HRL Laboratories LLC announced it reached another milestone in the Carbon Electronics for RF Applications, or CERA program, that seeks to exploit the unique physical characteristics of graphene carbon to create electronic components that will enable unprecedented capabilities in high-bandwidth communications, imaging and radar systems.
Sponsored by the Defense Advanced Research Projects Agency and under the management of the Space and Naval Warfare Systems Center, HRL is collaborating with a group of universities, commercial companies and the Naval Research Laboratory on the CERA program.

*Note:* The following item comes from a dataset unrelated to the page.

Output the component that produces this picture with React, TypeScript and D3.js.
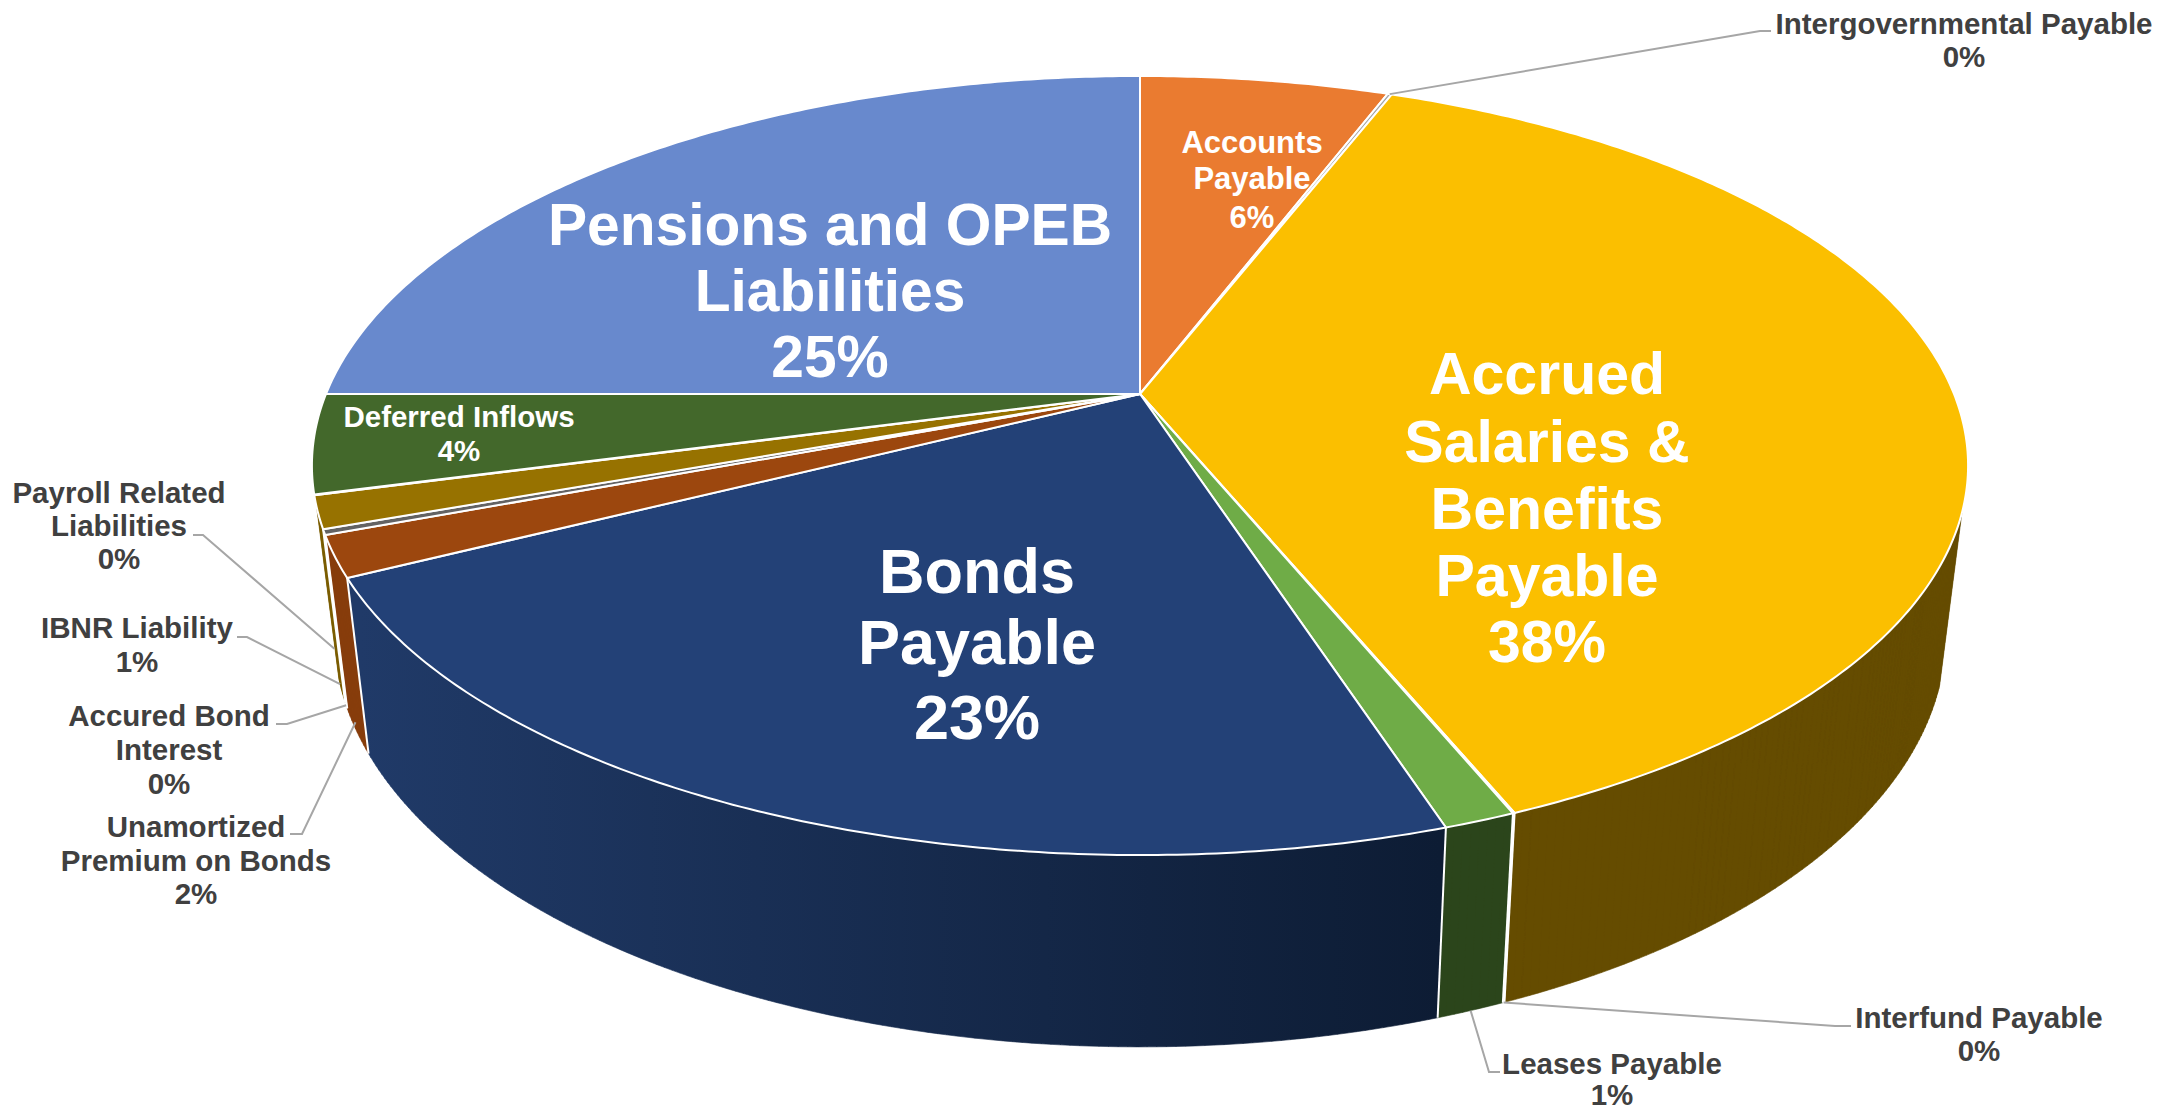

Imaging, radar and communications capabilities have been hindered by the cost of RF components, limited resolution and high power dissipation. Graphene—a single layer of carbon atoms densely packed in a tight, honeycomb crystalline lattice configuration—could be a game-changing enhancement to RF components because of its extremely high current-carrying capacity, excellent thermal conductivity and low-voltage operational potential. A graphene-on-silicon platform could revolutionize a number of applications because of its high performance, scalability, integration and low cost.
HRL began work on CERA in July 2008, reaching an initial milestone in December by successfully integrating and demonstrating the world’s first graphene FETs in the RF frequency range. Researchers have now taken the technology to a new level. The team has continued to optimize material synthesis and device processing and recently demonstrated epitaxial graphene FETs on a two-inch wafer scale.
According to HRL Senior Scientist and CERA Program Manager Jeong-Sun Moon, the breakthrough is significant and continues to confirm the team’s approach. “Using a single layer of epitaxially grown graphene, these transistors demonstrate simultaneous world-record performance in key device parameters for the first time,” Moon said. “They have world-record field effect mobility of ~6000 cm2/Vs, which is six to eight times higher than current state-of-the-art silicon n-MOSFETs (metal-oxide semiconductor field effect transistors).” The epitaxial graphene transistors also show excellent I-V saturation behaviors with the highest reported Ion/Ioff ratio of 19.
Moon is confident the process and technology will continue to progress to meet the program’s final Phase 1 metric: >10,000 cm2/Vs Hall mobility. “The results and rate of progress validate our technical approach,” he said. “We are confident that we will soon meet the extremely challenging graphene transistor Phase I metrics.”